### WHAT TO WORK ON
Don't include pictures. Quote the lines below from the first through the line that contains "import plotly.graph_objects as go".

Charts and diagrams as code
================
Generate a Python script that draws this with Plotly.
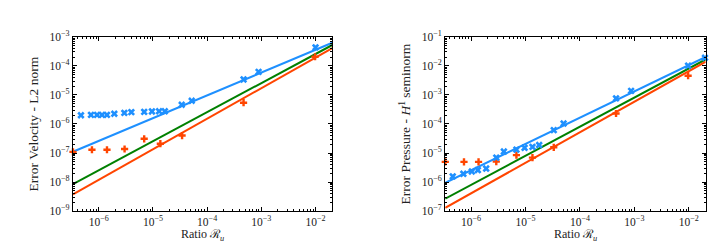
import numpy as np
import plotly.graph_objects as go

# ---------------- data ----------------
# Left panel: velocity error (L2 norm)
vel_blue_x = [4.7e-7, 7.2e-7, 9.3e-7, 1.15e-6, 1.42e-6, 1.94e-6, 2.97e-6, 4.0e-6, 6.9e-6,
              9.6e-6, 1.3e-5, 1.66e-5, 3.4e-5, 5.2e-5, 4.7e-4, 8.9e-4, 1.0e-2, 2.04e-2]
vel_blue_y = [2.0e-6, 2.05e-6, 2.05e-6, 2.05e-6, 2.05e-6, 2.25e-6, 2.4e-6, 2.55e-6, 2.6e-6,
              2.7e-6, 2.75e-6, 2.75e-6, 4.6e-6, 6.3e-6, 3.4e-5, 6.2e-5, 4.3e-4, 8.0e-4]
vel_red_x = [3.35e-7, 7.5e-7, 1.42e-6, 3.0e-6, 6.9e-6, 1.37e-5, 3.45e-5, 4.7e-4, 9.8e-3, 2.04e-2]
vel_red_y = [1.1e-7, 1.3e-7, 1.3e-7, 1.38e-7, 3.1e-7, 2.1e-7, 4.0e-7, 5.4e-6, 2.05e-4, 4.6e-4]
# fitted power laws y = C * x^p  (blue, green, red)
vel_fit_C = [0.0131, 0.0255, 0.0242]
vel_fit_p = [0.783, 1.0, 1.051]

# Right panel: pressure error (H1 seminorm)
pre_blue_x = [4.6e-7, 7.2e-7, 1.03e-6, 1.33e-6, 1.89e-6, 2.9e-6, 4.0e-6, 6.8e-6, 9.6e-6,
              1.34e-5, 1.78e-5, 3.3e-5, 5.0e-5, 4.6e-4, 8.7e-4, 9.7e-3, 1.98e-2]
pre_blue_y = [1.58e-6, 1.94e-6, 2.33e-6, 2.61e-6, 2.94e-6, 7.0e-6, 1.13e-5, 1.31e-5, 1.52e-5,
              1.63e-5, 1.9e-5, 6.15e-5, 1.04e-4, 7.6e-4, 1.38e-3, 1.01e-2, 1.89e-2]
pre_red_x = [3.35e-7, 7.4e-7, 1.37e-6, 2.9e-6, 6.8e-6, 1.34e-5, 3.3e-5, 4.6e-4, 9.7e-3, 2.04e-2]
pre_red_y = [5.0e-6, 5.0e-6, 5.0e-6, 5.1e-6, 8.5e-6, 7.0e-6, 1.58e-5, 2.3e-4, 4.57e-3, 1.5e-2]
pre_fit_C = [0.682, 0.81, 0.826]
pre_fit_p = [0.904, 1.0, 1.05]

x_tick_vals = [1e-6, 1e-5, 1e-4, 1e-3, 1e-2]
x_tick_text = ["10<sup>−6</sup>", "10<sup>−5</sup>", "10<sup>−4</sup>", "10<sup>−3</sup>", "10<sup>−2</sup>"]
vel_y_ticks = [1e-9, 1e-8, 1e-7, 1e-6, 1e-5, 1e-4, 1e-3]
vel_y_text = ["10<sup>−9</sup>", "10<sup>−8</sup>", "10<sup>−7</sup>", "10<sup>−6</sup>",
              "10<sup>−5</sup>", "10<sup>−4</sup>", "10<sup>−3</sup>"]
pre_y_ticks = [1e-7, 1e-6, 1e-5, 1e-4, 1e-3, 1e-2, 1e-1]
pre_y_text = ["10<sup>−7</sup>", "10<sup>−6</sup>", "10<sup>−5</sup>", "10<sup>−4</sup>",
              "10<sup>−3</sup>", "10<sup>−2</sup>", "10<sup>−1</sup>"]

x_title = "Ratio ℛ<sub><i>u</i></sub>"
vel_y_title = "Error Velocity - L2 norm"
pre_y_title = "Error Pressure - <i>H</i><sup>1</sup> seminorm"

BLUE = "#1E90FF"
GREEN = "#008000"
RED = "#FF4500"
FONT = "Liberation Serif"

fig = go.Figure()


def add_panel(bx, by, rx, ry, Cs, ps, xa, ya):
    allx = np.array(bx + rx)
    xl = np.array([allx.min(), allx.max()])
    for C, p, col in zip(Cs, ps, [BLUE, GREEN, RED]):
        fig.add_trace(go.Scatter(x=xl, y=C * xl ** p, mode="lines", xaxis=xa, yaxis=ya,
                                 line=dict(color=col, width=2), showlegend=False))
    fig.add_trace(go.Scatter(x=rx, y=ry, mode="markers", xaxis=xa, yaxis=ya,
                             marker=dict(symbol="cross", size=6, color=RED, line=dict(width=0)),
                             showlegend=False, cliponaxis=False))
    fig.add_trace(go.Scatter(x=bx, y=by, mode="markers", xaxis=xa, yaxis=ya,
                             marker=dict(symbol="x", size=6.5, color=BLUE, line=dict(width=0)),
                             showlegend=False, cliponaxis=False))
    return xl


xl1 = add_panel(vel_blue_x, vel_blue_y, vel_red_x, vel_red_y, vel_fit_C, vel_fit_p, "x", "y")
xl2 = add_panel(pre_blue_x, pre_blue_y, pre_red_x, pre_red_y, pre_fit_C, pre_fit_p, "x2", "y2")

axis_common = dict(type="log", showline=True, linecolor="black", linewidth=1.2, mirror="ticks",
                   ticks="inside", ticklen=4, tickwidth=1, tickcolor="black", showgrid=False,
                   zeroline=False, tickfont=dict(family=FONT, size=11.5, color="#222"),
                   minor=dict(ticks="inside", ticklen=2, tickcolor="black", dtick="D1", showgrid=False))

xtitle_font = dict(family=FONT, size=12, color="#222")
ytitle_font = dict(family=FONT, size=13.5, color="#222")

W, H = 718, 247
fig.update_layout(
    width=W, height=H, margin=dict(l=0, r=0, t=0, b=0),
    paper_bgcolor="white", plot_bgcolor="white",
    xaxis=dict(**axis_common, domain=[0.0905, 0.4517], anchor="y",
               range=[np.log10(xl1[0]), np.log10(xl1[1])],
               tickvals=x_tick_vals, ticktext=x_tick_text),
    yaxis=dict(**axis_common, domain=[0.162, 0.911], anchor="x", range=[-9, -3],
               tickvals=vel_y_ticks, ticktext=vel_y_text),
    xaxis2=dict(**axis_common, domain=[0.609, 0.9717], anchor="y2",
                range=[np.log10(xl2[0]), np.log10(xl2[1])],
                tickvals=x_tick_vals, ticktext=x_tick_text),
    yaxis2=dict(**axis_common, domain=[0.162, 0.911], anchor="x2", range=[-7, -1],
                tickvals=pre_y_ticks, ticktext=pre_y_text),
    annotations=[
        dict(text=x_title, x=194.5 / W, y=1 - 222 / H, xref="paper", yref="paper",
             xanchor="center", yanchor="top", showarrow=False, font=xtitle_font),
        dict(text=x_title, x=567.5 / W, y=1 - 222 / H, xref="paper", yref="paper",
             xanchor="center", yanchor="top", showarrow=False, font=xtitle_font),
        dict(text=vel_y_title, x=25 / W, y=1 - 115 / H, xref="paper", yref="paper",
             xanchor="center", yanchor="middle", textangle=-90, showarrow=False, font=ytitle_font),
        dict(text=pre_y_title, x=397 / W, y=1 - 115 / H, xref="paper", yref="paper",
             xanchor="center", yanchor="middle", textangle=-90, showarrow=False, font=ytitle_font),
    ],
)

fig.write_html("out.html")
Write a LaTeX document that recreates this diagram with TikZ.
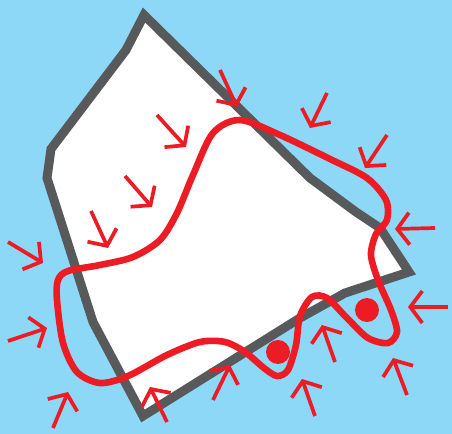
\documentclass[tikz,border=0pt]{standalone}
\usetikzlibrary{arrows.meta}
\definecolor{sky}{RGB}{141,215,247}
\definecolor{wallgray}{RGB}{88,89,91}
\definecolor{alarm}{RGB}{237,28,36}

\begin{document}
\begin{tikzpicture}[
  x=0.5pt,y=-0.5pt,
  outline/.style={draw=wallgray,fill=white,line width=4.5pt,line join=miter},
  loopline/.style={alarm,line width=3.3pt},
  push/.style={alarm,line width=1.85pt,-{Straight Barb[length=6pt,width=16pt]}},
  dot/.style={circle,fill=alarm,minimum size=12pt,inner sep=0pt}
]
  \useasboundingbox (0,0) rectangle (452,434);
  \fill[sky] (0,0) rectangle (452,434);

  % the plot
  \draw[outline] (144,15) -- (126,50) -- (51,149) -- (47,178) -- (93,322) -- (143,416)
    -- (300,318) -- (345,293) -- (409,272) -- (380,228) -- (356,212) -- (310,178) -- cycle;

  % pressure from outside
  \foreach \xa/\ya/\xb/\yb in {220/70/237/107, 327/93/310/128, 387/135/365/168,
      435/228/395/229, 448/307/408/307, 407/395/393/358, 315/416/302/379,
      335/362/322/325, 213/400/230/365, 167/422/150/387, 53/428/68/392,
      8/341/47/328, 8/242/43/263, 91/211/108/248, 125/176/152/207, 157/115/186/147}
    \draw[push] (\xa,\ya) -- (\xb,\yb);

  % the boundary line
  \draw[loopline] plot[smooth cycle] coordinates {
    (240,120) (280,135) (330,159) (367,178) (386,200) (387,220) (376,234)
    (371,255) (378,280) (391,310) (397,332) (388,343) (368,338) (347,318)
    (327,298) (312,297) (300,316) (296,345) (288,370) (277,376) (264,368)
    (245,352) (225,342) (200,342) (167,355) (128,376) (100,383) (77,372)
    (63,343) (57,300) (58,280) (68,271) (100,265) (133,257) (160,240)
    (177,213) (193,175) (213,133)};

  \node[dot] (d1) at (278,352) {};
  \node[dot] (d2) at (367,310) {};
\end{tikzpicture}
\end{document}
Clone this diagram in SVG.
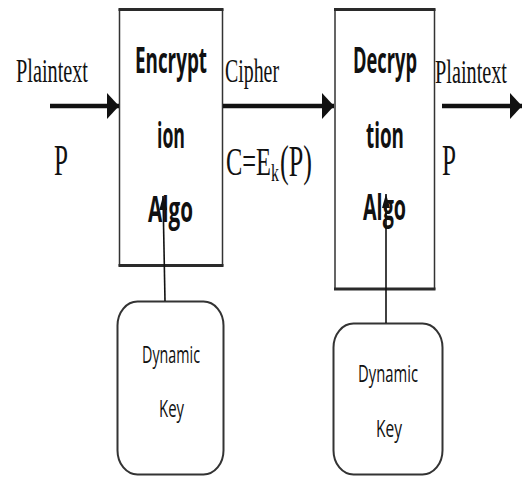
================
### SOLUTION BELOW
Generate a Python script that draws this with Plotly.
import numpy as np
import plotly.graph_objects as go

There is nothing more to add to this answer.